How to manipulate and organize PDF files in KNIME

I have a PDF file that I upload to KNIME using this script

import pandas as pd
from PyPDF2 import PDFReader
import PyPDF2

Access file path from input data

pdf_file = “C:/Users/aldem/Desktop/New folder/OC08320.pdf”

with open(pdf_file, ‘rb’) as f:
pdf_reader = PdfReader(f)

text = “”
for page in pdf_reader.pages:
text += page.extract_text()

output_table = pd.DataFrame({“Text”: [text]})

But the PDF was left this way

imagen

I would like it to stay this way

As is the original PDF
is that possible?

@Aprins maybe you could provide us with a sample file. If you want to extract tables from a PDF I have this article with code and examples.

1 Like

Thank you very much for the reply

But where I am working I don’t have access to those Python libraries. :sleepy:

Here is some sample of the PDF File
OC083201.pdf (33.4 KB)

@Aprins the result would look like this. Maybe you can find a way to install some Python.

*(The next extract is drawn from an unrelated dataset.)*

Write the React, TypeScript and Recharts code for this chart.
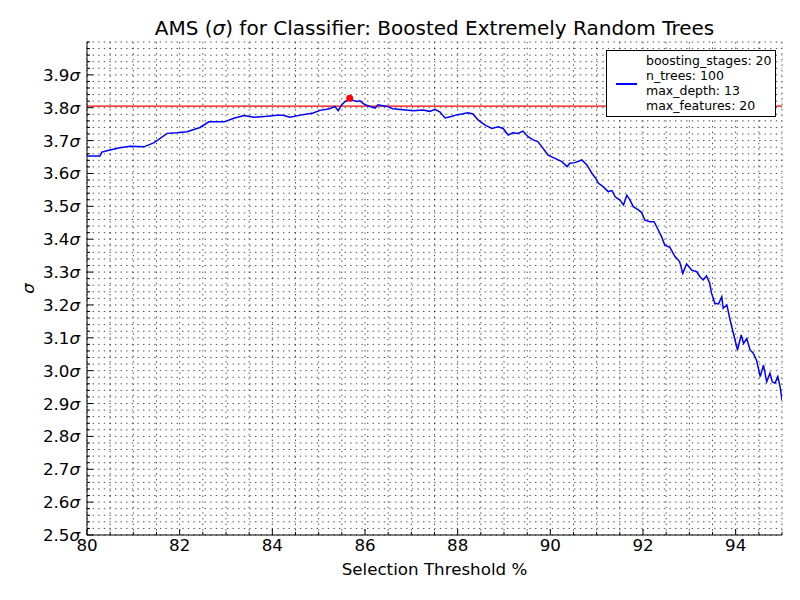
import React from 'react';
import { LineChart, Line, XAxis, YAxis, CartesianGrid, ReferenceLine, ReferenceDot, Legend } from 'recharts';

const thresholds = [
  80.0, 80.28, 80.32, 80.43, 80.71, 80.93, 81.23, 81.45, 81.73, 81.94,
  82.16, 82.44, 82.63, 82.96, 83.17, 83.39, 83.6, 83.89, 84.1, 84.23,
  84.38, 84.66, 84.88, 85.03, 85.24, 85.35, 85.42, 85.5, 85.57, 85.68,
  85.83, 85.89, 86.0, 86.11, 86.22, 86.28, 86.48, 86.6, 86.82, 87.04,
  87.25, 87.4, 87.51, 87.62, 87.73, 87.88, 87.99, 88.09, 88.22, 88.33,
  88.44, 88.59, 88.74, 88.87, 88.98, 89.09, 89.19, 89.3, 89.41, 89.52,
  89.63, 89.73, 89.84, 89.95, 90.1, 90.25, 90.36, 90.42, 90.53, 90.68,
  90.79, 90.9, 90.98, 91.04, 91.14, 91.25, 91.33, 91.4, 91.5, 91.58,
  91.65, 91.72, 91.79, 91.9, 91.97, 92.04, 92.15, 92.24, 92.33, 92.4,
  92.47, 92.58, 92.69, 92.79, 92.86, 92.94, 93.05, 93.16, 93.23, 93.3,
  93.37, 93.44, 93.48, 93.55, 93.63, 93.7, 93.73, 93.81, 93.88, 93.95,
  94.04, 94.12, 94.17, 94.24, 94.31, 94.38, 94.45, 94.53, 94.6, 94.67,
  94.74, 94.79, 94.85, 94.91, 94.96, 95.0,
];

const amsValues = [
  3.653, 3.653, 3.665, 3.669, 3.678, 3.683, 3.681, 3.694, 3.722, 3.724,
  3.727, 3.74, 3.757, 3.757, 3.768, 3.776, 3.771, 3.774, 3.777, 3.777,
  3.771, 3.779, 3.784, 3.792, 3.797, 3.804, 3.791, 3.809, 3.819, 3.824,
  3.819, 3.821, 3.809, 3.804, 3.799, 3.809, 3.804, 3.797, 3.794, 3.791,
  3.793, 3.789, 3.795, 3.787, 3.769, 3.774, 3.779, 3.781, 3.785, 3.781,
  3.763, 3.747, 3.737, 3.742, 3.737, 3.717, 3.724, 3.722, 3.729, 3.712,
  3.702, 3.697, 3.677, 3.656, 3.646, 3.636, 3.621, 3.631, 3.633, 3.641,
  3.626, 3.6, 3.585, 3.57, 3.56, 3.545, 3.548, 3.529, 3.519, 3.504,
  3.534, 3.519, 3.499, 3.489, 3.481, 3.458, 3.453, 3.453, 3.428, 3.408,
  3.382, 3.375, 3.347, 3.332, 3.296, 3.325, 3.306, 3.301, 3.286, 3.276,
  3.288, 3.266, 3.235, 3.205, 3.203, 3.225, 3.19, 3.2, 3.154, 3.114,
  3.063, 3.109, 3.083, 3.098, 3.063, 3.053, 3.032, 2.982, 3.017, 2.966,
  2.992, 2.966, 2.962, 2.982, 2.951, 2.91,
];

const xMajorTicks = [80, 82, 84, 86, 88, 90, 92, 94];
const yMajorTicks = [2.5, 2.6, 2.7, 2.8, 2.9, 3.0, 3.1, 3.2, 3.3, 3.4, 3.5, 3.6, 3.7, 3.8, 3.9];
const xMinorTicks = Array.from({ length: 31 }, (_, i) => 80 + i * 0.5);
const yMinorTicks = Array.from({ length: 76 }, (_, i) => Math.round((2.5 + i * 0.02) * 100) / 100);

const bestThreshold = 85.67;
const bestAms = 3.829;
const referenceAms = 3.805;

const legendLines = ['boosting_stages: 20', 'n_trees: 100', 'max_depth: 13', 'max_features: 20'];

const data = thresholds.map((t, i) => ({ t, ams: amsValues[i] }));

const FONT = '"DejaVu Sans", sans-serif';
const isMajor = (list: number[], v: number) => list.some((t) => Math.abs(t - v) < 1e-6);

const BottomTick = (props: any) => {
  const { x, y, payload } = props;
  const major = isMajor(xMajorTicks, payload.value);
  return (
    <g>
      <line x1={x} x2={x} y1={y} y2={y - (major ? 6 : 3)} stroke="#000" strokeWidth={1} />
      {major && (
        <text x={x} y={y + 16} textAnchor="middle" fontSize={16.7} fontFamily={FONT} fill="#000">
          {payload.value}
        </text>
      )}
    </g>
  );
};

const TopTick = (props: any) => {
  const { x, y, payload } = props;
  const major = isMajor(xMajorTicks, payload.value);
  return <line x1={x} x2={x} y1={y} y2={y + (major ? 6 : 3)} stroke="#000" strokeWidth={1} />;
};

const LeftTick = (props: any) => {
  const { x, y, payload } = props;
  const major = isMajor(yMajorTicks, payload.value);
  return (
    <g>
      <line x1={x} x2={x + (major ? 6 : 3)} y1={y} y2={y} stroke="#000" strokeWidth={1} />
      {major && (
        <text x={x - 7} y={y + 6} textAnchor="end" fontSize={16.7} fontFamily={FONT} fill="#000">
          {payload.value.toFixed(1)}
          <tspan fontStyle="italic">σ</tspan>
        </text>
      )}
    </g>
  );
};

const RightTick = (props: any) => {
  const { x, y, payload } = props;
  const major = isMajor(yMajorTicks, payload.value);
  return <line x1={x} x2={x - (major ? 6 : 3)} y1={y} y2={y} stroke="#000" strokeWidth={1} />;
};

const LegendBox = () => (
  <div
    style={{
      width: 168,
      height: 65,
      border: '1px solid #000',
      background: '#fff',
      fontFamily: FONT,
      fontSize: 12.5,
      lineHeight: '15px',
      position: 'relative',
      boxSizing: 'content-box',
    }}
  >
    <div style={{ position: 'absolute', left: 9, top: 32, width: 21, height: 1.5, background: '#0000ff' }} />
    <div style={{ position: 'absolute', left: 39, top: 1.5, whiteSpace: 'nowrap', color: '#000' }}>
      {legendLines.map((l) => (
        <div key={l}>{l}</div>
      ))}
    </div>
  </div>
);

export default function App() {
  return (
    <div style={{ position: 'absolute', left: 0, top: 0, width: 800, height: 600, background: '#fff', fontFamily: FONT }}>
      <div
        style={{
          position: 'absolute',
          left: 87,
          width: 695,
          top: 16,
          textAlign: 'center',
          fontSize: 20,
          lineHeight: '24px',
          color: '#000',
          whiteSpace: 'nowrap',
          zIndex: 2,
        }}
      >
        AMS (<span style={{ fontStyle: 'italic' }}>σ</span>) for Classifier: Boosted Extremely Random Trees
      </div>
      <LineChart width={800} height={600} data={data} margin={{ top: 42, right: 18, left: 0, bottom: 0 }}>
        <CartesianGrid stroke="#000" strokeDasharray="1.4 4.2" strokeWidth={0.7} />
        <XAxis
          dataKey="t"
          type="number"
          domain={[80, 95]}
          ticks={xMinorTicks}
          interval={0}
          tick={<BottomTick />}
          tickLine={false}
          tickSize={0}
          tickMargin={0}
          height={65}
          axisLine={{ stroke: '#000', strokeWidth: 1 }}
          allowDataOverflow
          label={{ value: 'Selection Threshold %', position: 'center', dy: 2, style: { fontSize: 16.7, fill: '#000', fontFamily: FONT } }}
        />
        <XAxis
          xAxisId="top"
          orientation="top"
          type="number"
          domain={[80, 95]}
          ticks={xMinorTicks}
          interval={0}
          tick={<TopTick />}
          tickLine={false}
          tickSize={0}
          tickMargin={0}
          height={0}
          axisLine={{ stroke: '#000', strokeWidth: 1 }}
          allowDataOverflow
        />
        <YAxis
          type="number"
          domain={[2.5, 4.0]}
          ticks={yMinorTicks}
          interval={0}
          tick={<LeftTick />}
          tickLine={false}
          tickSize={0}
          tickMargin={0}
          width={87}
          axisLine={{ stroke: '#000', strokeWidth: 1 }}
          allowDataOverflow
          label={{ value: 'σ', angle: -90, position: 'center', dx: -15, style: { fontSize: 16.7, fill: '#000', fontStyle: 'italic', fontFamily: FONT } }}
        />
        <YAxis
          yAxisId="right"
          orientation="right"
          type="number"
          domain={[2.5, 4.0]}
          ticks={yMinorTicks}
          interval={0}
          tick={<RightTick />}
          tickLine={false}
          tickSize={0}
          tickMargin={0}
          width={0}
          axisLine={{ stroke: '#000', strokeWidth: 1 }}
          allowDataOverflow
        />
        <ReferenceLine y={referenceAms} stroke="#ff0000" strokeWidth={1.3} ifOverflow="hidden" />
        <Line
          type="linear"
          dataKey="ams"
          stroke="#0000ff"
          strokeWidth={1.5}
          dot={false}
          activeDot={false}
          isAnimationActive={false}
        />
        <ReferenceDot x={bestThreshold} y={bestAms} r={3.5} fill="#ff0000" stroke="none" />
        <Legend
          content={() => <LegendBox />}
          layout="horizontal"
          verticalAlign="middle"
          align="center"
          wrapperStyle={{ position: 'absolute', left: 606, top: 50, width: 170, height: 67, margin: 0 }}
        />
      </LineChart>
    </div>
  );
}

The Tika Parser also found a logo inside the PDF …

PDF - Python package Camelot to extract Text and Tables - KNIME Forum (79188).knwf (241.7 KB)

2 Likes

I have a question, to do all that, do I have to use all that big flow? And the other question, does that work for any PDF?

@Aprins the article should explain how this works. And this would work on all pdfs though they are notoriously complicated structures so it will depend on the specific format. But the Camelot Python package can detect tables and the KNIME setup can help processing them.